■ Short problem
Print, word for word, the opening line of the data below and every line after it through the line that contains "ax.spines[s].set_linewidth(1.5)", but not the pictures.

■ Supplied material
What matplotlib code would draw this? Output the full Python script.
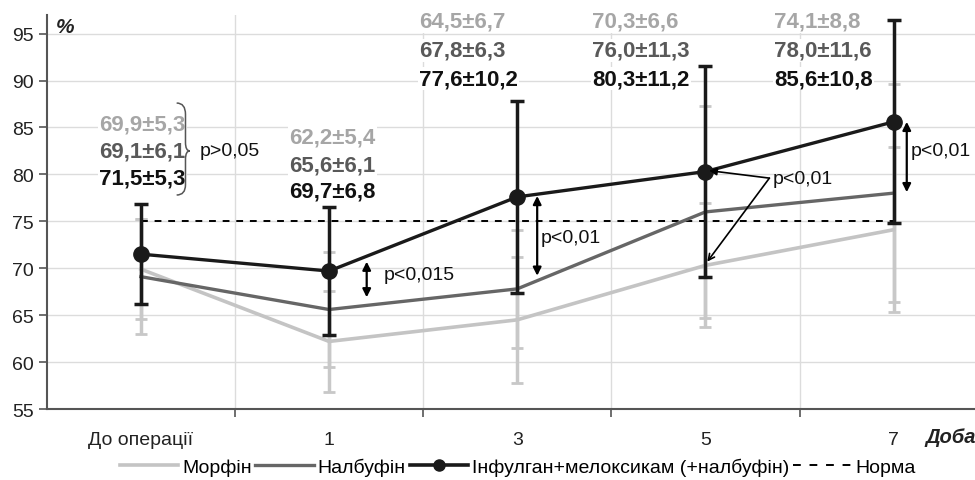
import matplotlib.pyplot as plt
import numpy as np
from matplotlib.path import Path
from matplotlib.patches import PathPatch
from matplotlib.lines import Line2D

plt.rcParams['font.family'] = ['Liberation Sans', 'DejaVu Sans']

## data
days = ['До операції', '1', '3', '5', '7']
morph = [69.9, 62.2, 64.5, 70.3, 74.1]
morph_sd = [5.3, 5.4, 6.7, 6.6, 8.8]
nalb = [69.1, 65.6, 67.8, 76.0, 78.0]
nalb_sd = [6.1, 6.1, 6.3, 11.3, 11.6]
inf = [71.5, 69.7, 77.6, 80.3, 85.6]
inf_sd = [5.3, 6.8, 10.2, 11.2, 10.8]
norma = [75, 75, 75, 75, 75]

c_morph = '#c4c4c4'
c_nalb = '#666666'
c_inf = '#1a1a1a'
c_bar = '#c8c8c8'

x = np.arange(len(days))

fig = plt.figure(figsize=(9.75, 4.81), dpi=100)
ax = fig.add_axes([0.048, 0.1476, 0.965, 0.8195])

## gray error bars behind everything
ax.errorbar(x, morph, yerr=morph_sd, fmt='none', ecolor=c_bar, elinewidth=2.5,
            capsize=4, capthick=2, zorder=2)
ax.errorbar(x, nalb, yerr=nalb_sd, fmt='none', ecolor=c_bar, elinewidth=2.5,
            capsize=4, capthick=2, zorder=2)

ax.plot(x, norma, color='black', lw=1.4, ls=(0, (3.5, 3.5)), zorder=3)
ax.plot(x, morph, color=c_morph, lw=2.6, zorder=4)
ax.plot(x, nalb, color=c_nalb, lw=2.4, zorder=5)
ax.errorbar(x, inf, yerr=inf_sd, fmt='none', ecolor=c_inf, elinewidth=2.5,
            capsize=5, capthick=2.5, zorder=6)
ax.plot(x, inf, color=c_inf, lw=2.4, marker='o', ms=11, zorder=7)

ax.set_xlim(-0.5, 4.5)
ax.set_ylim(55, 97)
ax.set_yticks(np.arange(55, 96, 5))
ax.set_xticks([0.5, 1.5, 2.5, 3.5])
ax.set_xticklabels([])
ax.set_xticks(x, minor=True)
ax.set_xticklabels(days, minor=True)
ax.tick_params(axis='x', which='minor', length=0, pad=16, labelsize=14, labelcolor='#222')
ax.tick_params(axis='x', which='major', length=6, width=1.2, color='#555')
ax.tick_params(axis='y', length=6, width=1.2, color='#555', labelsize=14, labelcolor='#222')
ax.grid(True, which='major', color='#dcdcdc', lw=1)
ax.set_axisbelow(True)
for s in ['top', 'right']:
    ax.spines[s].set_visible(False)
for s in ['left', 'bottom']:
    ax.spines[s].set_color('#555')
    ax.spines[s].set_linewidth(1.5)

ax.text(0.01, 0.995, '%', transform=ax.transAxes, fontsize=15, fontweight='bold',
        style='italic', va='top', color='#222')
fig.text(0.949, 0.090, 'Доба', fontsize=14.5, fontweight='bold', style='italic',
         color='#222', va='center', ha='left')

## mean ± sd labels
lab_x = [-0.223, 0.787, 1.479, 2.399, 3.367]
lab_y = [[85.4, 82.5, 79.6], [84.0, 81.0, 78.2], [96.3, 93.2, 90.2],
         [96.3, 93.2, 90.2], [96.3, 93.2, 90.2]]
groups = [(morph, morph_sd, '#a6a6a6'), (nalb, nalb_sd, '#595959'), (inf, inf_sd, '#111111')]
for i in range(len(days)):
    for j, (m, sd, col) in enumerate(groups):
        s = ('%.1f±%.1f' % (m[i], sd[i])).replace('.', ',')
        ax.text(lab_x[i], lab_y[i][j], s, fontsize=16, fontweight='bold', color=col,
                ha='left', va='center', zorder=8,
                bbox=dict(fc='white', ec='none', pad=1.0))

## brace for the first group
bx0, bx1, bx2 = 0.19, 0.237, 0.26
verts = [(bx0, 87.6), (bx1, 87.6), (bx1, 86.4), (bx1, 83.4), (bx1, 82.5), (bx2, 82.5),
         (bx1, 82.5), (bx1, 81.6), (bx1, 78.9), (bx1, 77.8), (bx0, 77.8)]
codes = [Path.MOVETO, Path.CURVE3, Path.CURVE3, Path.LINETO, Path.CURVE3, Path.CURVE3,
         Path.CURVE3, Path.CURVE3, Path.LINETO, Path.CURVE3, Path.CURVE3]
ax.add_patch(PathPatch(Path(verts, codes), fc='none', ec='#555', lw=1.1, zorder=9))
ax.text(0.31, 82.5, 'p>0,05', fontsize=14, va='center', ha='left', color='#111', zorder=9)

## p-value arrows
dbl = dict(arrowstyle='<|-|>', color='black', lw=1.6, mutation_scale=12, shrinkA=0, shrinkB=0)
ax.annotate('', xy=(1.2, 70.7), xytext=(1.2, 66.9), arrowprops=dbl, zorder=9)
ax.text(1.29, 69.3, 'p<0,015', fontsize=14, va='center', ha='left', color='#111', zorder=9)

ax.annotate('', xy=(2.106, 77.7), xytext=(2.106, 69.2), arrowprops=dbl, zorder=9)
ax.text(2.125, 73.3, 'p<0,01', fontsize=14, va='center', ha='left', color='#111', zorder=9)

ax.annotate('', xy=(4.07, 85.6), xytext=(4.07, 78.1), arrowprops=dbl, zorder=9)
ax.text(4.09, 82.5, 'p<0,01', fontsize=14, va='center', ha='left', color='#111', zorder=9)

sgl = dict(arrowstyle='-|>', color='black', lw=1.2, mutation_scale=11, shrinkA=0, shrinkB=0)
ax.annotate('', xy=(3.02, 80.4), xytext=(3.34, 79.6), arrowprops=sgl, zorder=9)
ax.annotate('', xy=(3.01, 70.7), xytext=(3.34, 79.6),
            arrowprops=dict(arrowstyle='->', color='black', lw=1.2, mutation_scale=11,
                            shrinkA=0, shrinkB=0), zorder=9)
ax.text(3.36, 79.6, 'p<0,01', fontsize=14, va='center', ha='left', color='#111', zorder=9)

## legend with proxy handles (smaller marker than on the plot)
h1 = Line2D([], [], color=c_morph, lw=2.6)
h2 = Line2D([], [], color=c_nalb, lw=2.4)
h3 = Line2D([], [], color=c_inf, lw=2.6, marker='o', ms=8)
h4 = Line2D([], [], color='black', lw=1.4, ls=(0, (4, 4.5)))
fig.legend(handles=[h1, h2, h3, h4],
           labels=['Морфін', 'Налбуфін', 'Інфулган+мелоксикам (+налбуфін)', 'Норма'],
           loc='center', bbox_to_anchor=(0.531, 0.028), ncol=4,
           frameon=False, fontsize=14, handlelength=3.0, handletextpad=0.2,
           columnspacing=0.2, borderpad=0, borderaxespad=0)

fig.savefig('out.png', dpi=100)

■ Completed task
What matplotlib code would draw this? Output the full Python script.
import matplotlib.pyplot as plt
import numpy as np
from matplotlib.path import Path
from matplotlib.patches import PathPatch
from matplotlib.lines import Line2D

plt.rcParams['font.family'] = ['Liberation Sans', 'DejaVu Sans']

## data
days = ['До операції', '1', '3', '5', '7']
morph = [69.9, 62.2, 64.5, 70.3, 74.1]
morph_sd = [5.3, 5.4, 6.7, 6.6, 8.8]
nalb = [69.1, 65.6, 67.8, 76.0, 78.0]
nalb_sd = [6.1, 6.1, 6.3, 11.3, 11.6]
inf = [71.5, 69.7, 77.6, 80.3, 85.6]
inf_sd = [5.3, 6.8, 10.2, 11.2, 10.8]
norma = [75, 75, 75, 75, 75]

c_morph = '#c4c4c4'
c_nalb = '#666666'
c_inf = '#1a1a1a'
c_bar = '#c8c8c8'

x = np.arange(len(days))

fig = plt.figure(figsize=(9.75, 4.81), dpi=100)
ax = fig.add_axes([0.048, 0.1476, 0.965, 0.8195])

## gray error bars behind everything
ax.errorbar(x, morph, yerr=morph_sd, fmt='none', ecolor=c_bar, elinewidth=2.5,
            capsize=4, capthick=2, zorder=2)
ax.errorbar(x, nalb, yerr=nalb_sd, fmt='none', ecolor=c_bar, elinewidth=2.5,
            capsize=4, capthick=2, zorder=2)

ax.plot(x, norma, color='black', lw=1.4, ls=(0, (3.5, 3.5)), zorder=3)
ax.plot(x, morph, color=c_morph, lw=2.6, zorder=4)
ax.plot(x, nalb, color=c_nalb, lw=2.4, zorder=5)
ax.errorbar(x, inf, yerr=inf_sd, fmt='none', ecolor=c_inf, elinewidth=2.5,
            capsize=5, capthick=2.5, zorder=6)
ax.plot(x, inf, color=c_inf, lw=2.4, marker='o', ms=11, zorder=7)

ax.set_xlim(-0.5, 4.5)
ax.set_ylim(55, 97)
ax.set_yticks(np.arange(55, 96, 5))
ax.set_xticks([0.5, 1.5, 2.5, 3.5])
ax.set_xticklabels([])
ax.set_xticks(x, minor=True)
ax.set_xticklabels(days, minor=True)
ax.tick_params(axis='x', which='minor', length=0, pad=16, labelsize=14, labelcolor='#222')
ax.tick_params(axis='x', which='major', length=6, width=1.2, color='#555')
ax.tick_params(axis='y', length=6, width=1.2, color='#555', labelsize=14, labelcolor='#222')
ax.grid(True, which='major', color='#dcdcdc', lw=1)
ax.set_axisbelow(True)
for s in ['top', 'right']:
    ax.spines[s].set_visible(False)
for s in ['left', 'bottom']:
    ax.spines[s].set_color('#555')
    ax.spines[s].set_linewidth(1.5)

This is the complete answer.